21. The tube base for a shell-and-tube heat exchanger according to claim 16, wherein the at least one sealing ring is designed with a cross section which is rectangular, trapezoidal, conical, cone-shaped, or oval in portions.

22. The tube base for a shell-and-tube heat exchanger according to claim 16, wherein each at least one sealing ring is at least two sealing rings, and wherein each at least one seal seat comprises at least a first and a second seal seat, wherein the first seal seat is arranged as an indentation in the first surface of the second tube base plate and the second seal seat is arranged as an indentation in the second surface of the second tube base plate.

23. The tube base for a shell-and-tube heat exchanger according to claim 16, wherein the sealing rings in the respective seal seat are pressed in between the second and the first tube base plate or the second and the third tube base plate respectively in such a way that the sealing rings contact the respective plastics sheathing on at most one side.

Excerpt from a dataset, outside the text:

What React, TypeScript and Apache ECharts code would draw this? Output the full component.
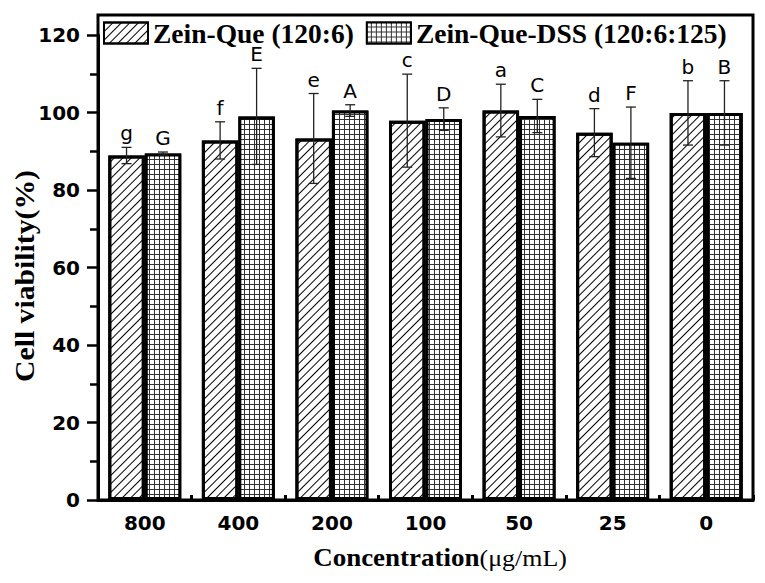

24. The tube base for a shell-and-tube heat exchanger according to claim 16, wherein the seal seat is arranged as an indentation in a side wall of the through-opening, spaced apart from the first and second surface of the second tube base plate.

25. The tube base for a shell-and-tube heat exchanger according to claim 16, wherein the first, second and third tube base plate are pressed against each other by wedging.

26. A shell-and-tube heat exchanger, comprising:

a tube base including a first tube base plate with a core and plastics sheathing surrounding the core,

at least one sealing ring each for sealing the respective tube,

at least one seal seat each for receiving the at least one sealing ring wherein the seal seat is an indentation in the second tube base plate which surrounds the respective through-opening directly in ring-like manner and for each of the at least one through-openings a tube which passes through the respective through-opening and is sealed in by the at least one seal ring lying in the at least one seal seat.

27. The shell-and-tube heat exchanger according to claim 26, wherein the tube is a graphite, SiC or glass tube.

28. The shell-and-tube heat exchanger according to claim 26, wherein the shell-and-tube heat exchanger is provided for a corrosive medium and wherein the plastics sheathing is chemically resistant to the corrosive medium.

29. A method for sealing a shell-and-tube heat exchanger, the method comprising:

at least one sealing ring each for sealing the respective tube,

at least one seal seat each for receiving the at least one sealing ring wherein the seal seat is an indentation in the second tube base plate which surrounds the respective through-opening directly in ring-like manner,

at least one tube of the shell-and-tube heat exchanger being passed through the corresponding through-opening and sealed in by means of the at least one seal ring lying in the at least one seal seat.

30. The shell-and-tube heat exchanger according to claim 27, wherein the shell-and-tube heat exchanger is provided for a corrosive medium and wherein the plastics sheathing is chemically resistant to the corrosive medium.

31. The tube base for a shell-and-tube heat exchanger according to claim 17, wherein the first and third tube base plate are of identical construction.

32. The tube base for a shell-and-tube heat exchanger according to claim 17, wherein the second tube base plate is a graphite or ceramic plate.

33. The tube base for a shell-and-tube heat exchanger according to claim 18, wherein the second tube base plate is a graphite or ceramic plate.

34. The tube base for a shell-and-tube heat exchanger according to claim 17, wherein the at least one through-opening is a plurality of through-openings, and wherein the second tube base plate is of one piece, so that the same monolithic material of the second tube base plate adjoins the plurality of through-openings.

35. The tube base for a shell-and-tube heat exchanger according to claim 18, wherein the at least one through-opening is a plurality of through-openings, and wherein the second tube base plate is of one piece, so that the same monolithic material of the second tube base plate adjoins the plurality of through-openings.